I started reading We Are All Completely Beside Ourselves a little before eight o’clock Saturday night. (Don’t judge me. I’ve been on vacation so long one night is as good as another.)
While not a page turner by any means, We Are All Completely Beside Ourselves drew me in at a steady pace until I was completely absorbed in the story.
Should I keep reading or go on to bed? It’s only ten o’clock–keep reading.
The narrator tells us she’s starting her story in the middle, just after she lost her sister Fern. As far as the narrator is concerned, she was five-years-old at the time, Fern just disappeared. One day, the narrator was sent to stay with her grandparents. When she returned home, Fern was gone.

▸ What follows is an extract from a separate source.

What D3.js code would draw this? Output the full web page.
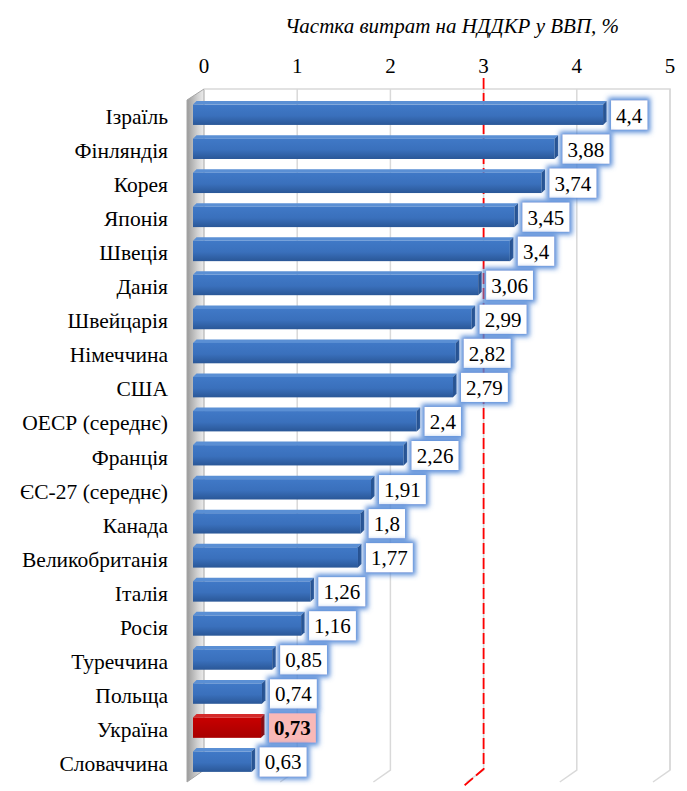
<!DOCTYPE html>
<html>
<head>
<meta charset="utf-8">
<script src="https://cdn.jsdelivr.net/npm/d3@7"></script>
<style>
  body { margin: 0; background: #fff; }
</style>
</head>
<body>
<svg id="chart" width="687" height="791"></svg>
<script>
var countries = ['Ізраїль', 'Фінляндія', 'Корея', 'Японія', 'Швеція', 'Данія', 'Швейцарія',
  'Німеччина', 'США', 'ОЕСР (середнє)', 'Франція', 'ЄС-27 (середнє)', 'Канада',
  'Великобританія', 'Італія', 'Росія', 'Туреччина', 'Польща', 'Україна', 'Словаччина'];
var values = [4.4, 3.88, 3.74, 3.45, 3.4, 3.06, 2.99, 2.82, 2.79, 2.4, 2.26, 1.91, 1.8,
  1.77, 1.26, 1.16, 0.85, 0.74, 0.73, 0.63];
var valueLabels = ['4,4', '3,88', '3,74', '3,45', '3,4', '3,06', '2,99', '2,82', '2,79', '2,4',
  '2,26', '1,91', '1,8', '1,77', '1,26', '1,16', '0,85', '0,74', '0,73', '0,63'];
var tickValues = [0, 1, 2, 3, 4, 5];
var highlight = 'Україна';
var refValue = 3;
var title = 'Частка витрат на НДДКР у ВВП, %';

var FONT = '"Liberation Serif", monospace';

var data = countries.map(function(c, i) { return { name: c, value: values[i], label: valueLabels[i] }; });

var svg = d3.select('#chart');
var defs = svg.append('defs');

// depth offset of the 3d box (back wall vs front)
var dx = 17, dy = 12;
var wallTop = 89, wallBottom = 770;

var xBack = d3.scaleLinear().domain([0, 5]).range([204, 670]);
var xFront = d3.scaleLinear().domain([0, 5]).range([193, 659]);
var y = d3.scaleBand().domain(countries).range([96, 777]).paddingInner(0.3).paddingOuter(0.15);

// gradients
var g1 = defs.append('linearGradient').attr('id', 'blueFront').attr('x1', 0).attr('y1', 0).attr('x2', 0).attr('y2', 1);
g1.append('stop').attr('offset', '0%').attr('stop-color', '#4079C7');
g1.append('stop').attr('offset', '55%').attr('stop-color', '#3A70BC');
g1.append('stop').attr('offset', '100%').attr('stop-color', '#2A5797');
var g2 = defs.append('linearGradient').attr('id', 'redFront').attr('x1', 0).attr('y1', 0).attr('x2', 0).attr('y2', 1);
g2.append('stop').attr('offset', '0%').attr('stop-color', '#C80000');
g2.append('stop').attr('offset', '100%').attr('stop-color', '#A80000');
var g3 = defs.append('linearGradient').attr('id', 'sideWall').attr('x1', 0).attr('y1', 0).attr('x2', 1).attr('y2', 0);
g3.append('stop').attr('offset', '0%').attr('stop-color', '#9A9A9A');
g3.append('stop').attr('offset', '60%').attr('stop-color', '#D0D0D0');
g3.append('stop').attr('offset', '100%').attr('stop-color', '#EDEDED');

var glow = defs.append('filter').attr('id', 'glow').attr('x', '-40%').attr('y', '-60%').attr('width', '180%').attr('height', '220%');
glow.append('feMorphology').attr('in', 'SourceAlpha').attr('operator', 'dilate').attr('radius', 2.5).attr('result', 'd');
glow.append('feGaussianBlur').attr('in', 'd').attr('stdDeviation', 2.5).attr('result', 'b');
glow.append('feFlood').attr('flood-color', '#4F86D6').attr('flood-opacity', 0.95);
glow.append('feComposite').attr('in2', 'b').attr('operator', 'in').attr('result', 'g');
var merge = glow.append('feMerge');
merge.append('feMergeNode').attr('in', 'g');
merge.append('feMergeNode').attr('in', 'SourceGraphic');

// title
svg.append('text')
  .attr('x', 452).attr('y', 33)
  .attr('text-anchor', 'middle')
  .style('font-family', FONT)
  .style('font-size', '21px').style('font-style', 'italic')
  .text(title);

// tick labels
svg.append('g').selectAll('text')
  .data(tickValues)
  .enter().append('text')
  .attr('x', function(d) { return xBack(d); })
  .attr('y', 73)
  .attr('text-anchor', 'middle')
  .style('font-family', FONT)
  .style('font-size', '21px')
  .text(function(d) { return d; });

// walls
var walls = svg.append('g').attr('class', 'walls');
walls.append('polygon')
  .attr('points', [[xBack(0) - dx, wallTop + dy - 1], [xBack(0), wallTop], [xBack(0), wallBottom], [xBack(0) - dx, wallBottom + dy]].join(' '))
  .attr('fill', 'url(#sideWall)').attr('stroke', '#A6A6A6').attr('stroke-width', 1);
walls.append('path')
  .attr('d', 'M' + xBack(0) + ',' + wallTop + 'H' + xBack(5) + 'V' + wallBottom)
  .attr('fill', 'none').attr('stroke', '#D9D9D9').attr('stroke-width', 1.5);

var grid = svg.append('g').attr('class', 'grid');
grid.selectAll('path')
  .data(tickValues.slice(1))
  .enter().append('path')
  .attr('d', function(d) {
    return 'M' + xBack(d) + ',' + wallTop + 'V' + wallBottom + 'L' + (xBack(d) - dx) + ',' + (wallBottom + dy);
  })
  .attr('fill', 'none').attr('stroke', '#D9D9D9').attr('stroke-width', 1.5);

// reference line at 3
svg.append('path')
  .attr('d', 'M' + xBack(refValue) + ',78V' + (wallBottom - 1) + 'L' + (xBack(refValue) - 21) + ',' + (wallBottom + 17))
  .attr('fill', 'none').attr('stroke', '#FF0000').attr('stroke-width', 1.8)
  .attr('stroke-dasharray', '11,4');

// bars
var depth = 3.5;
var bars = svg.append('g').attr('class', 'bars')
  .selectAll('g')
  .data(data)
  .enter().append('g');

bars.append('polygon')
  .attr('points', function(d) {
    var t = y(d.name), x0 = xFront(0), x1 = xFront(d.value);
    return [[x0, t + depth], [x0 + depth, t], [x1 + depth, t], [x1, t + depth]].join(' ');
  })
  .attr('fill', function(d) { return d.name === highlight ? '#D42A2A' : '#5A8FD4'; });

bars.append('rect')
  .attr('x', xFront(0))
  .attr('y', function(d) { return y(d.name) + depth; })
  .attr('width', function(d) { return xFront(d.value) - xFront(0); })
  .attr('height', y.bandwidth() - depth)
  .attr('fill', function(d) { return d.name === highlight ? 'url(#redFront)' : 'url(#blueFront)'; });

bars.append('polygon')
  .attr('points', function(d) {
    var t = y(d.name), b = t + y.bandwidth(), x1 = xFront(d.value);
    return [[x1, t + depth], [x1 + depth, t], [x1 + depth, b - depth], [x1, b]].join(' ');
  })
  .attr('fill', function(d) { return d.name === highlight ? '#8E0000' : '#25508E'; });

// category labels
svg.append('g').selectAll('text')
  .data(data)
  .enter().append('text')
  .attr('x', 168)
  .attr('y', function(d) { return y(d.name) + y.bandwidth() / 2 + 11; })
  .attr('text-anchor', 'end')
  .style('font-family', FONT)
  .style('font-size', '21.5px')
  .text(function(d) { return d.name; });

// value labels
var labels = svg.append('g').attr('class', 'labels')
  .selectAll('g')
  .data(data)
  .enter().append('g')
  .attr('transform', function(d) {
    return 'translate(' + (xFront(d.value) + 8) + ',' + (y(d.name) + y.bandwidth() / 2 + 2) + ')';
  });

labels.append('rect')
  .attr('y', -14.5)
  .attr('height', 29)
  .attr('fill', function(d) { return d.name === highlight ? '#F9B9B7' : '#FFFFFF'; })
  .attr('filter', 'url(#glow)');

labels.append('text')
  .attr('x', 5)
  .attr('y', 7.5)
  .style('font-family', FONT)
  .style('font-size', '21px')
  .style('font-weight', function(d) { return d.name === highlight ? 'bold' : 'normal'; })
  .text(function(d) { return d.label; });

labels.each(function() {
  var g = d3.select(this);
  var w = g.select('text').node().getComputedTextLength();
  g.select('rect').attr('width', w + 10);
});
</script>
</body>
</html>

It’s not until page 76 that she tells us Fern was a chimpanzee.
Rosemary Cooke tells her family’s story in fragments, out of order, as she sorts through her memory. Her father was a well-know academic, a professor of psychology who participated in one of many studies done in the 1960’s and 1970’s that involved raising baby chimpanzees alongside human children to see just what were the differences between the two species.
Rosemary and Fern were raised as equals as much as possible. Each truly looked on the other as a sister.
How this affected Rosemary, her older brother, her parents and Fern made for a story that keep me reading well into the night.
I finished just after midnight Sunday morning.
I never thought I would love a book by the author of the Jane Austen Book Club, but I did.